Almost everything in Days Gone has been done in elsewhere and it has been done leagues better. The two strong suits it has going for it are driving the bike and the hordes. The bike is obviously quite crucial to this open world as it’s your only means of travel besides walking and if it was bad, well the whole game would probably fall apart.

It has just the right amount of weight and heft to it in its handling to make it feel like a proper chopper that gracefully weaves between trees, cars, and swarms of the undead. Building it up from scratch and making it your own versatile tool is incredibly rewarding and is a really satisfying form of progression.

I never found it to be too much trouble to maintain, I ran out of gas a few times (usually only after fast traveling a long distance as it consumes gas to fast travel) and the bike broke once or twice from my own incompetence. When your bike does break down, you realize how crucial it is to your survival and it raises the tension of navigating the dangers of post-apocalyptic Oregon significantly.

When I was searching for fuel at one point, I was miles away from my bike and I turned a corner to find a couple zombies. I took them out and then one zombie walked out from behind a building, and then another… and then another… and then a dozen more… and then several dozen more… and then hundreds more.

When the horde strikes, it’s an incredibly visceral moment. Your mind goes through several stages in mere seconds with “Ah, I can take these guys” to “Oh my god, why did I think I could take these guys”. It’s an overwhelming feeling of intensity that few other zombie games have ever managed to nail and fighting the big hordes is where the otherwise very average gameplay shines.

You create gaps to give yourself a few seconds to unload a clip to thin their numbers, you craft bombs and molotovs as you sprint to toss behind you, you find ways to get them to clump up and lure them into traps, and much more. It’s incredibly fun to fight the hordes and can be a gratifying experience regardless of if you extensively plan it out or just wing it.

The problem is, you’re probably not going to be fighting hordes until the end of the game or after you’ve finished it as they’re tough and require a lot of resources and skills to take on. So, you’re stuck with really bad gunfights between enemies who have terrible AI for about 90% of the game.

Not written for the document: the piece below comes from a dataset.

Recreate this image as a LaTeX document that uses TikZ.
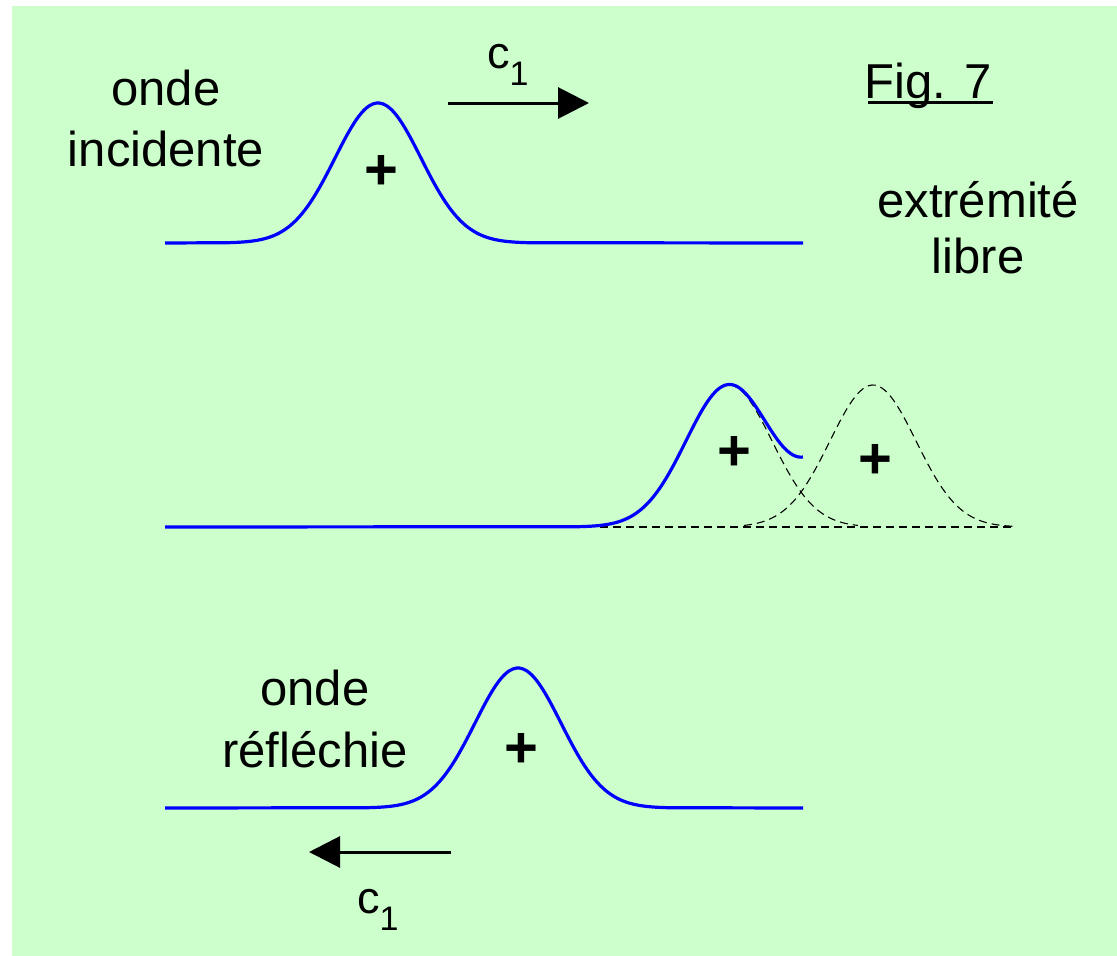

Shooting your guns doesn’t have the oomph it needs to, it should feel brutal, heavy, and match the tone and aesthetic of the world Sony Bend has created. My powerful pump action shotgun shouldn’t take 3 shots to someone’s head to kill a guy, there should be more weight to every element of the combat but instead it feels light and too loose.

There’s a lack of any kind of satisfying feedback. There’s no notable impact sounds, no animations outside of QTEs that give you a sense of the damage and danger of the situation, and there’s no significant blood and gore in gameplay to create that feeling of brutality this world so desperately tries to depict.

Add to the fact that there’s a strange approach to how dynamic combat can be. You’ll constantly be wanting to experiment with the toys you’re given but may find yourself really disappointed with the results. I tried to lure a horde towards a big semi with a gas tanker on the back and then the plan was to blow it up.

Turns out, the game only allows you to blow up a very specific gas tanker so if you shoot the ones that aren’t designed to be blown up… you’ll be met with a giant tube filled with bullet holes and no big boom.

I constantly found myself wondering what type of game I was playing. Is Days Gone an action game or a stealth game? Because it does neither of those things particularly well but tries to do both of them frequently. You can be sneaking through a base with guys 15 feet away from you not being alerted despite making eye contact one minute and then mowing down dozens of people with an AR the next, hardly giving any thought to your ammo count.

The Last of Us has moments of action but it’s largely a stealth experience, when it has action, it keeps you grounded in the world it has created by giving you limited resources. Your bullets matter, your crafting resources could be the difference between life or death, and so on. It has tension, stakes, and lots of thought poured into each combat scenario.

In Days Gone, you have tons of bullets and can even get a bike upgrade that allows you to regularly refill your inventory on the go so you don’t have that sense of desperation. Everything about the game’s moment to moment gameplay is jarring and confusing, never making a striking impression or finding something to really truly call its own.

On a surface level, it’s tolerable but it’ll likely never grab you in a way that makes you really want to play it when you’re away from your console. It does what it needs to do to make sure you’re not bored but I wouldn’t say you’re going to always be having “fun” while playing it.

Sometimes a game works by just being mere comfort food and not excelling at anything particular but Days Gone struggles to find any footing in its uninspired nature.

Just as many bugs as there are zombies 

Days Gone is probably one of the hardest reviews I’ve done, not because the game is difficult but because it was immensely buggy and broken when I got it. I’ve only played a few games that have felt so unpolished at this level.

I fell through the world, enemies fell through the world when I tried to stealth kill them and then they’d pop back out and alert the base, enemies clipped through walls, I got locked in an animation where I was falling for several minutes, my bike’s engine would stop making noise so all that you could hear was the tires against moving awkwardly against the dirt, and much, much more.

There have been several patches to fix Days Gone since then but outside of just “bug fixes” and things like mission completions not triggering being fixed, I don’t know what’s still specifically broken. What I do know specifically is that the game’s performance issues are still somewhat present despite being a huge step-up form what it used to be.

If you played for extended periods of time, all of the textures would just not render at all and would stay like this for hours. It became a blurry, gross mess. I’ve been told the cases of this have been “reduced” but I did have one more instance of this toward the end of the game after this patch released.

There’s also a huge problem with the frame-rate still where large hitches will occur where you’ll drop below 20 FPS and the game becomes a stuttering mess, this can happen during combat, riding the bike, or just walking around doing nothing. It’s very frequent and still happens as of writing this on April 24th, 2019 (three days before launch).

An effort is being made to patch these issues so be aware and check the patch notes before buying to see if it’s up to your standards in terms of polish.

The Verdict

As it stands, Days Gone isn’t some abomination but it’s not up to par with what we expect from a Sony first party game. It’s held up primarily by its story which still fails to match the quality of other PS4 titans like Spider-Man or God of War but the game’s biggest downfalls come from barebones gameplay and a disturbing lack of polish.

If Sony Bend got another chance at bat with this IP, there’s extreme potential to make something worthwhile with the foundation laid here. Using lessons learned here and building off the strongest elements could result in a really great sequel on PlayStation 5 that stands tall among Sony’s other first party titles.